Face aux deux fantoches qui la séduisent tour à tour sans forcer leur talent, Elle Fanning se borne un peu à se montrer jolie, beaucoup plus que ne l’était Mary Shelley — mais nous sommes au cinéma, dans une grosse production américano-irlandaise. Il y a plus grave : à concentrer son scénario sur le ménage à cinq formé par Mary, Shelley, Claire, Byron et Polidori, plutôt que sur les visions qui animaient ces fortes personnalités, al-Mansour brosse un portrait à l’exact opposé de celui qu’elle voulait dresser : l’auteur génial de Frankenstein, cette jeune femme qui, à dix-neuf ans, créa l’un des deux mythes les plus puissants, les plus féconds de toute la littérature fantastique, n’était-elle au fond qu’une innocente adolescente séduite par un amant volage ?
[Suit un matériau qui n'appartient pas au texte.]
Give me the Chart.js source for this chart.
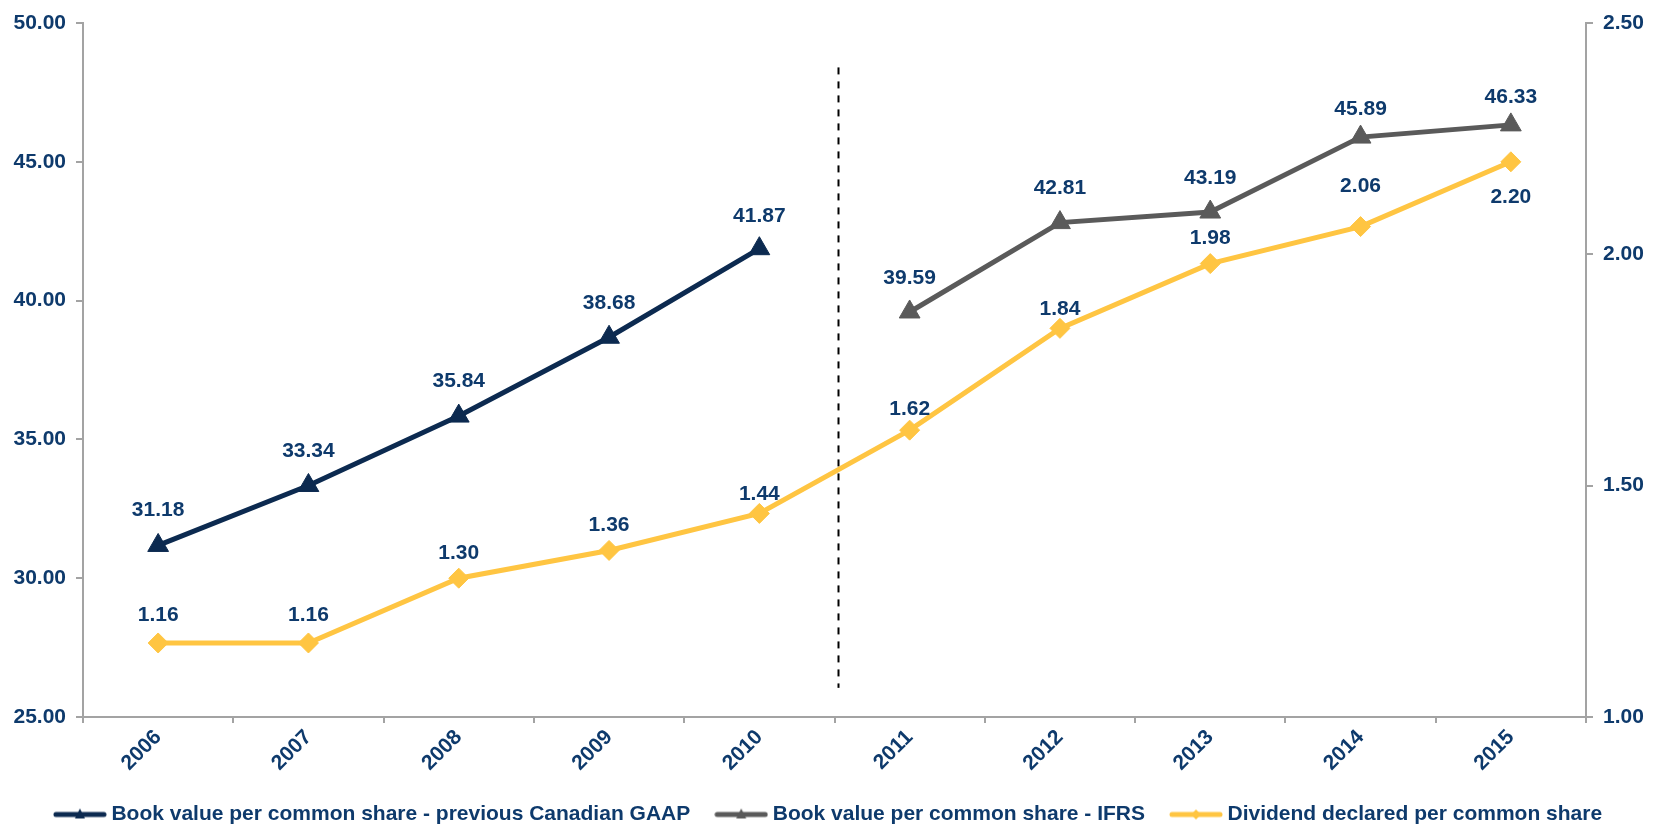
<!DOCTYPE html>
<html>
<head>
<meta charset="utf-8">
<script src="https://cdn.jsdelivr.net/npm/chart.js@4.4.0/dist/chart.umd.min.js"></script>
<style>
  html, body { margin: 0; padding: 0; background: #fff; }
  #wrap { width: 1661px; height: 837px; }
</style>
</head>
<body>
<div id="wrap"><canvas id="myChart" width="1661" height="837"></canvas></div>
<script>
let years = ["2006", "2007", "2008", "2009", "2010", "2011", "2012", "2013", "2014", "2015"],
  bookGaap = [31.18, 33.34, 35.84, 38.68, 41.87, null, null, null, null, null],
  bookIfrs = [null, null, null, null, null, 39.59, 42.81, 43.19, 45.89, 46.33],
  dividend = [1.16, 1.16, 1.30, 1.36, 1.44, 1.62, 1.84, 1.98, 2.06, 2.20],
  leftTicks = [25, 30, 35, 40, 45, 50],
  rightTicks = [1.0, 1.5, 2.0, 2.5],
  seriesNames = [
    "Book value per common share - previous Canadian GAAP",
    "Book value per common share - IFRS",
    "Dividend declared per common share",
  ];

// where each value label sits relative to its point (px, negative = above)
let gaapLabelOffset = [-35, -34, -35, -34, -32, 0, 0, 0, 0, 0],
  ifrsLabelOffset = [0, 0, 0, 0, 0, -34, -34, -34, -28, -28],
  divLabelOffset = [-28, -28, -25, -25, -19, -21, -19, -25, -40, 35];

const navy = "#0c2a50",
  grey = "#5a5a5a",
  gold = "#ffc542",
  textNavy = "#0e3a6c",
  axisGrey = "#a3a3a3",
  fontFamily = "'Liberation Sans', Arial, sans-serif";

function legendIcon(color, shape) {
  const c = document.createElement("canvas");
  c.width = 54;
  c.height = 16;
  const g = c.getContext("2d");
  g.strokeStyle = color;
  g.fillStyle = color;
  g.lineWidth = 5;
  g.lineCap = "round";
  g.beginPath();
  g.moveTo(3, 8);
  g.lineTo(51, 8);
  g.stroke();
  g.beginPath();
  if (shape == "triangle") {
    g.moveTo(27, 2);
    g.lineTo(32, 12);
    g.lineTo(22, 12);
  } else {
    g.moveTo(27, 3);
    g.lineTo(32, 8);
    g.lineTo(27, 13);
    g.lineTo(22, 8);
  }
  g.fill();
  return c;
}

const legendIcons = [
  legendIcon(navy, "triangle"),
  legendIcon(grey, "triangle"),
  legendIcon(gold, "diamond"),
];

// value written above / below every point
const valueLabels = {
  id: "valueLabels",
  afterDatasetsDraw(chart) {
    const ctx = chart.ctx;
    ctx.save();
    ctx.font = "bold 21px " + fontFamily;
    ctx.fillStyle = textNavy;
    ctx.textAlign = "center";
    ctx.textBaseline = "middle";
    chart.data.datasets.forEach((ds, i) => {
      chart.getDatasetMeta(i).data.forEach((pt, j) => {
        let v = ds.data[j];
        if (v == null) return;
        ctx.fillText(v.toFixed(2), pt.x, pt.y + ds.labelOffsets[j]);
      });
    });
    ctx.restore();
  },
};

// dashed line splitting GAAP years from IFRS years
const splitLine = {
  id: "splitLine",
  beforeDatasetsDraw(chart) {
    const x = chart.scales.x,
      y = chart.scales.y,
      ctx = chart.ctx;
    let px = (x.getPixelForValue(4) + x.getPixelForValue(5)) / 2 + 4;
    ctx.save();
    ctx.strokeStyle = "#000";
    ctx.lineWidth = 2;
    ctx.setLineDash([7, 7]);
    ctx.beginPath();
    ctx.moveTo(px, y.getPixelForValue(48.4));
    ctx.lineTo(px, y.getPixelForValue(26.05));
    ctx.stroke();
    ctx.restore();
  },
};

const ctx = document.getElementById("myChart").getContext("2d");
const myChart = new Chart(ctx, {
  type: "line",
  data: {
    labels: years,
    datasets: [
      {
        label: seriesNames[0],
        data: bookGaap,
        yAxisID: "y",
        borderColor: navy,
        backgroundColor: navy,
        borderWidth: 5,
        pointStyle: "triangle",
        pointRadius: 12,
        pointBorderWidth: 1,
        labelOffsets: gaapLabelOffset,
      },
      {
        label: seriesNames[1],
        data: bookIfrs,
        yAxisID: "y",
        borderColor: grey,
        backgroundColor: grey,
        borderWidth: 5,
        pointStyle: "triangle",
        pointRadius: 12,
        pointBorderWidth: 1,
        labelOffsets: ifrsLabelOffset,
      },
      {
        label: seriesNames[2],
        data: dividend,
        yAxisID: "y1",
        borderColor: gold,
        backgroundColor: gold,
        borderWidth: 5,
        pointStyle: "rectRot",
        pointRadius: 10,
        pointBorderWidth: 1,
        labelOffsets: divLabelOffset,
      },
    ],
  },
  options: {
    responsive: false,
    animation: false,
    spanGaps: false,
    layout: { padding: { top: 23, bottom: 2, left: 0, right: 0 } },
    plugins: {
      tooltip: { enabled: false },
      legend: {
        position: "bottom",
        labels: {
          usePointStyle: true,
          pointStyleWidth: 42,
          padding: 30,
          color: textNavy,
          font: { family: fontFamily, size: 21, weight: "bold" },
          generateLabels: (chart) =>
            chart.data.datasets.map((ds, i) => ({
              text: ds.label,
              pointStyle: legendIcons[i],
              fontColor: textNavy,
              lineWidth: 0,
              datasetIndex: i,
              hidden: false,
            })),
        },
      },
    },
    scales: {
      x: {
        offset: true,
        grid: {
          offset: true,
          drawOnChartArea: false,
          tickLength: 6,
          color: axisGrey,
          lineWidth: 2,
        },
        border: { color: axisGrey, width: 2 },
        ticks: {
          minRotation: 45,
          maxRotation: 45,
          padding: 2,
          color: textNavy,
          font: { family: fontFamily, size: 21, weight: "bold" },
        },
        afterFit(scale) {
          scale.height = 57;
        },
      },
      y: {
        position: "left",
        min: leftTicks[0],
        max: leftTicks[leftTicks.length - 1],
        grid: {
          drawOnChartArea: false,
          tickLength: 7,
          color: axisGrey,
          lineWidth: 2,
        },
        border: { color: axisGrey, width: 2 },
        ticks: {
          stepSize: leftTicks[1] - leftTicks[0],
          padding: 10,
          color: textNavy,
          font: { family: fontFamily, size: 21, weight: "bold" },
          callback: (v) => Number(v).toFixed(2),
        },
        afterFit(scale) {
          scale.width = 83;
        },
      },
      y1: {
        position: "right",
        min: rightTicks[0],
        max: rightTicks[rightTicks.length - 1],
        grid: {
          drawOnChartArea: false,
          tickLength: 7,
          color: axisGrey,
          lineWidth: 2,
        },
        border: { color: axisGrey, width: 2 },
        ticks: {
          stepSize: rightTicks[1] - rightTicks[0],
          padding: 10,
          color: textNavy,
          font: { family: fontFamily, size: 21, weight: "bold" },
          callback: (v) => Number(v).toFixed(2),
        },
        afterFit(scale) {
          scale.width = 75;
        },
      },
    },
  },
  plugins: [splitLine, valueLabels],
});
</script>
</body>
</html>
Frankenstein a deux cent ans
En outre, la cinéaste passe sous silence l’importance des contributions de Percy, lecteur attentif et pertinent, qui conseilla Mary et lui suggéra plusieurs épisodes et réflexions inclus dans le roman. Elle oublie que Mary, après sa disparition prématurée, consacra le reste de sa vie à faire connaître son œuvre, et à pleurer sa perte tout au long d’un journal qui prend souvent la forme d’une lettre adressée au mort chéri (Mary Shelley, Que les étoiles contemplent mes larmes, journal d’affliction, éd. Finitude), en conservant dans le bureau sur lequel elle écrivait le cœur momifié de son amour perdu. Que Byron inspira le personnage principal du Dernier Homme est également passé sous silence. Dans ce second chef-d’œuvre, pourtant, Mary Shelley inventait – certes influencée par Le Dernier Homme de Jean-Baptiste Cousin de Grainville, publié en 1805 -. un autre archétype littéraire : celui de l’ultime survivant de l’humanité, errant parmi les ruines de la civilisation. C’eût été rendre un digne hommage à la mère de Frankenstein que de la montrer, pour célébrer les deux cents ans de son Prométhée moderne (Sous-titre de Frankenstein), plutôt qu’en midinette se piquant au passage de littérature, sous les traits de l’écrivain de génie qu’elle fut.